Now he's taken on a big job as the CEO of the London Organizing Committee of the Olympic and Paralympic Games (LOCOG), responsible to deliver all operational plans for the 2012 Games.
Andy Platten also used to work in IT for a very large bank. He is now vice president of technical infrastructure of the Vancouver Organizing Committee for the 2010 Olympic and Paralympic Winter Games (VANOC). He observed that "The infrastructure that we're building for the Games is roughly the same complexity and size as what we had deployed there (in the bank). But what we're doing here for the Games is like opening all the branches on the same day, with all the systems working. And it has to run perfectly. Customer transactions can't go wrong, and we have to balance every night."
Both these professional have another thing in common. In both cases, they have turned to Nortel.
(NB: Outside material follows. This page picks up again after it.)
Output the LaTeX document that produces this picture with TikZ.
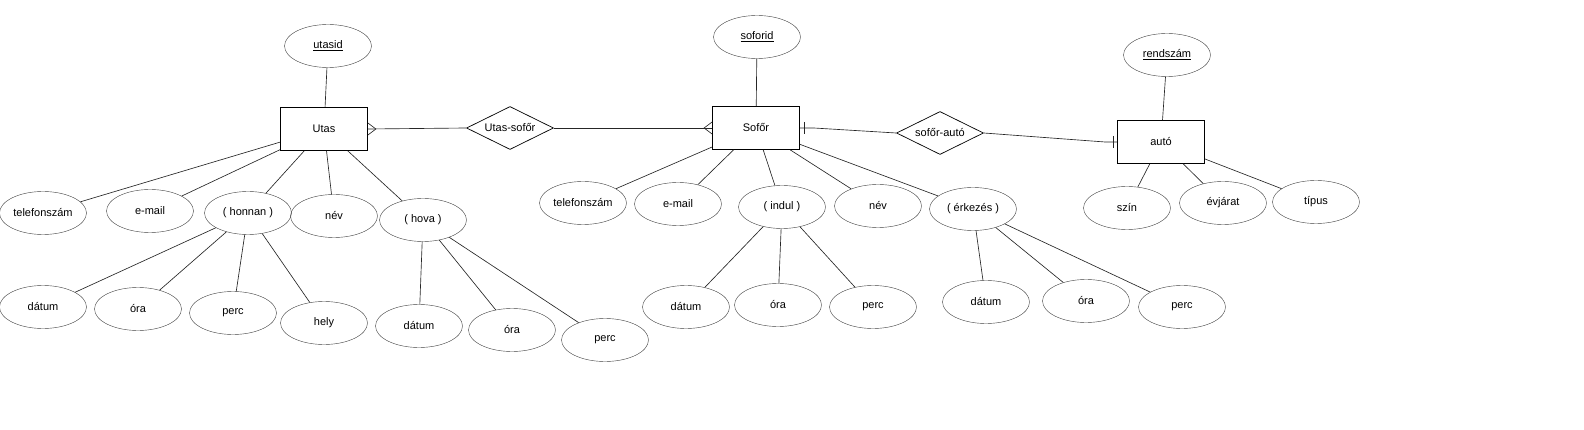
\documentclass[tikz,border=0pt]{standalone}
\usepackage{fontspec}
\setmainfont{Liberation Sans}
\usetikzlibrary{shapes,positioning,calc}

\tikzset{
  attr/.style={draw=black!75, ellipse, minimum width=87pt, minimum height=43pt, inner sep=0pt},
  entity/.style={draw, line width=0.8pt, rectangle, minimum width=87pt, minimum height=43pt, inner sep=0pt},
  rel/.style={draw, line width=0.7pt, diamond, aspect=2, minimum width=87pt, minimum height=43pt, inner sep=0pt},
  link/.style={draw=black!85, line width=0.65pt}
}

\begin{document}
\begin{tikzpicture}[x=1pt, y=-1pt, font=\fontsize{11}{13}\selectfont]
    \useasboundingbox (0,0) rectangle (1584,430);

    % Utas
    \node[entity] (utas) at (324,129) {Utas};
    \node[attr] (utasid) at (328,46) {\underline{utasid}};
    \node[attr] (tel1) at (43,213) {telefonszám};
    \node[attr] (mail1) at (150,211) {e-mail};
    \node[attr] (honnan) at (248,213) {( honnan )};
    \node[attr] (nev1) at (334,216) {név};
    \node[attr] (hova) at (423,220) {( hova )};
    \node[attr] (dat1) at (43,307) {dátum};
    \node[attr] (ora1) at (138,309) {óra};
    \node[attr] (perc1) at (233,313) {perc};
    \node[attr] (hely) at (324,323) {hely};
    \node[attr] (dat2) at (419,326) {dátum};
    \node[attr] (ora2) at (512,330) {óra};
    \node[attr] (perc2) at (605,340) {perc};

    % Sofőr
    \node[entity] (sofor) at (756,128) {Sofőr};
    \node[attr] (soforid) at (757,37) {\underline{soforid}};
    \node[attr] (tel2) at (583,203) {telefonszám};
    \node[attr] (mail2) at (678,204) {e-mail};
    \node[attr] (indul) at (782,207) {( indul )};
    \node[attr] (nev2) at (878,206) {név};
    \node[attr] (erk) at (973,209) {( érkezés )};
    \node[attr] (dat3) at (686,307) {dátum};
    \node[attr] (ora3) at (778,305) {óra};
    \node[attr] (perc3) at (873,307) {perc};
    \node[attr] (dat4) at (986,302) {dátum};
    \node[attr] (ora4) at (1086,301) {óra};
    \node[attr] (perc4) at (1182,307) {perc};

    % autó
    \node[entity] (auto) at (1161,142) {autó};
    \node[attr] (rendszam) at (1167,55) {\underline{rendszám}};
    \node[attr] (szin) at (1127,208) {szín};
    \node[attr] (evjarat) at (1223,203) {évjárat};
    \node[attr] (tipus) at (1316,202) {típus};

    % kapcsolatok
    \node[rel] (us) at (510,128) {Utas-sofőr};
    \node[rel] (sa) at (940,133) {sofőr-autó};

    % attribute links
    \foreach \a/\b in {utas/utasid, utas/tel1, utas/mail1, utas/honnan, utas/nev1, utas/hova,
        honnan/dat1, honnan/ora1, honnan/perc1, honnan/hely, hova/dat2, hova/ora2, hova/perc2,
        sofor/soforid, sofor/tel2, sofor/mail2, sofor/indul, sofor/nev2, sofor/erk,
        indul/dat3, indul/ora3, indul/perc3, erk/dat4, erk/ora4, erk/perc4,
        auto/rendszam, auto/szin, auto/evjarat, auto/tipus}
        \draw[link] (\a) -- (\b);

    % Utas-sofőr, many on both sides
    \draw[link] (us.west) -- (utas.east);
    \draw[link] ([yshift=6pt]utas.east) -- ([xshift=8pt]utas.east) -- ([yshift=-6pt]utas.east);
    \draw[link] (us.east) -- (sofor.west);
    \draw[link] ([yshift=6pt]sofor.west) -- ([xshift=-8pt]sofor.west) -- ([yshift=-6pt]sofor.west);

    % sofőr-autó, one on both sides
    \draw[link] (sofor.east) -- ([xshift=14pt]sofor.east) -- (sa.west);
    \draw[link] ([xshift=4pt,yshift=6pt]sofor.east) -- ([xshift=4pt,yshift=-6pt]sofor.east);
    \draw[link] (sa.east) -- ([xshift=-12pt]auto.west) -- (auto.west);
    \draw[link] ([xshift=-4pt,yshift=6pt]auto.west) -- ([xshift=-4pt,yshift=-6pt]auto.west);
\end{tikzpicture}
\end{document}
LOCOG has partnered with Nortel as its Official Network Infrastructure and Sustainability Partner, while Nortel is the Official Converged Network Equipment Supplier for the 2010 Winter Games.
The Olympic Games, like running a financial institution, are among the most demanding communications environments in the world. The big difference is that the deadline to go live is absolutely fixed and un-negotiable, and transactions cannot be re-entered under any circumstance (you can't ask a sprinter to break the world record again, because we missed the first time!)
Think about it. Nortel is one of the few companies (I would say only) with deep expertise in more areas (wired/wireless, enterprise/service provider and infrastructure/applications), needed to flawlessly deliver reliable mission critical networks Olympians can rely on. Olympics are banking on it.